At issue are accusations by Sibel Edmonds, a contract translator for the FBI hired in the aftermath of the September 11, 2001, attacks.
Mrs. Edmonds, fluent in Turkish and in the Farsi language spoken in Iran, reported that many of those hired to work in the unit barely could speak English; that they left secure laptop computers lying around while they went to lunch; that they took classified material home; and that one co-worker had undeclared contacts with a foreign organization that was under FBI surveillance.
She said bureau operations — including counterterrorism — were compromised as a result.
Mrs. Edmonds is suing the FBI, saying she was fired for bringing to light these problems — which have been identified by several inquiries as significant contributing factors to the success of the September 11 plot.
The FBI repeatedly has tried to have her lawsuit thrown out, saying it cannot be heard without jeopardizing national security.
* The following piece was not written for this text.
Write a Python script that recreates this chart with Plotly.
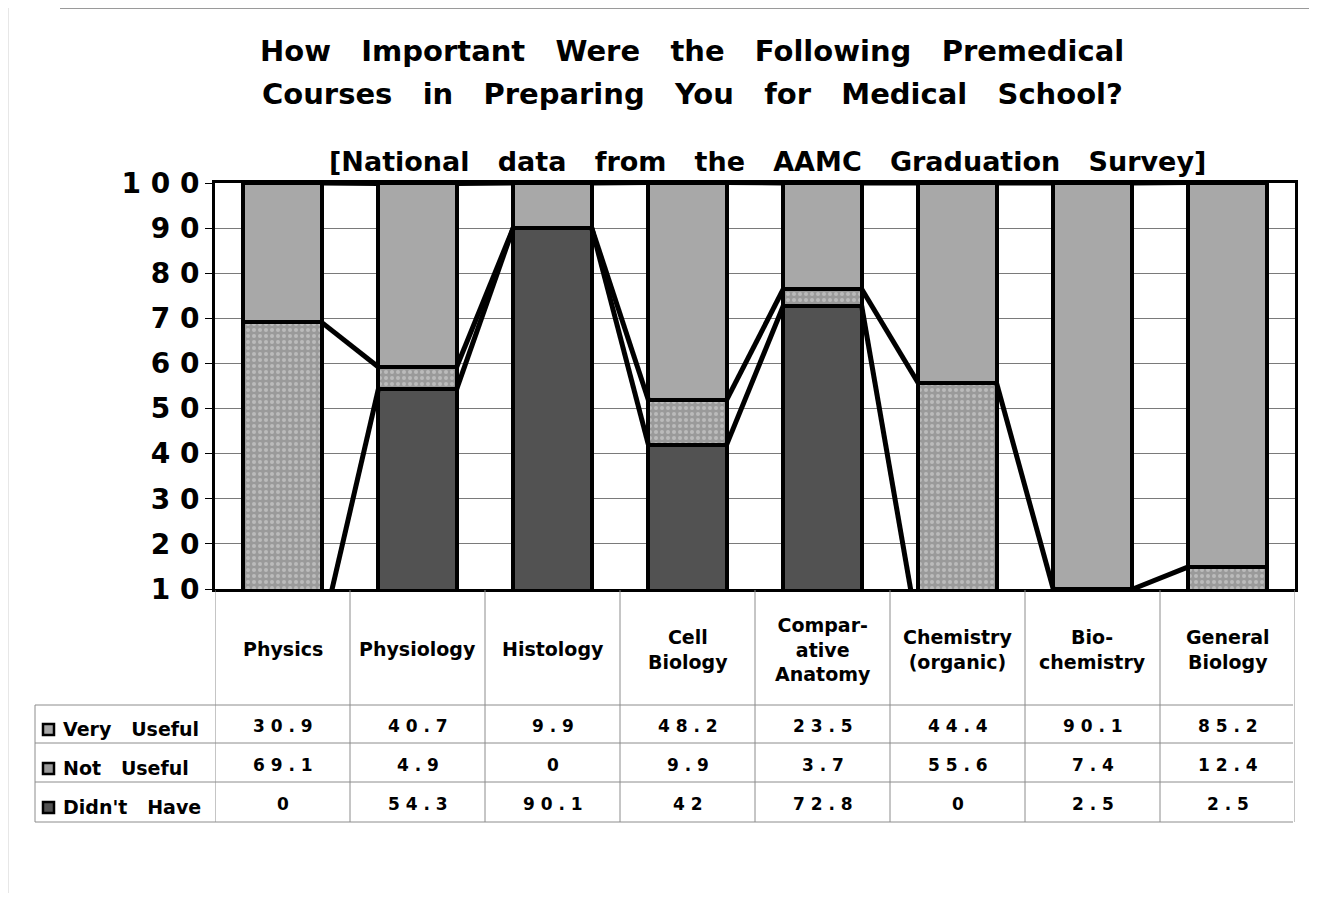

In two unclassified briefings for congressional staff in June and July 2002, senior FBI officials acknowledged the truth of a number of Mrs. Edmonds’ accusations, including those against co-worker Melek Can Dickerson, who had worked for an organization that was the target of surveillance in a counterintelligence probe until she joined the bureau in October 2001
Sens. Patrick J. Leahy, Vermont Democrat, and Charles E. Grassley, Iowa Republican, wrote letters laying out Mrs. Edmonds’ charges to the Department of Justice inspector general. Those letters were made public by the senators.
In April, in response to a court request to produce the documents on which those briefings were based, the FBI said it regarded much of the material discussed there as classified and asserted the rarely used “state secrets privilege” to say Mrs. Edmonds’ case could not be heard.
“The timing of this strongly suggests that it was a litigation strategy,” said Michael Kirkpatrick, an attorney with the watchdog Public Citizen, who sued the FBI to obtain the release of the documents. “There was never any indication that this information was secret until the court ordered it handed over. This was done to gain a litigation advantage [for the department] and to shield them from embarrassment and congressional scrutiny.”
Last week, the FBI withdrew its claim about the congressional briefings.
“We have stated that the information in those [letters from Mr. Leahy and Mr. Grassley] is … not classified,” Justice Department spokesman Charles Miller said yesterday.
He declined to say what effect this might have on the department’s assertion of the “state secrets privilege,” but added that the department’s attorneys tomorrowwould be filing papers in the case that might make its position clearer.
But the American Civil Liberties Union, which has since joined Mrs. Edmonds’ case, said the collapse of the claim that the briefings were secret was a huge blow to the Justice Department’s efforts to keep the case out of court.
“I do not see how they can continue to claim with a straight face that this case cannot go forward now that so much information about her allegations is in the public domain,” ACLU attorney Ann Beeson said.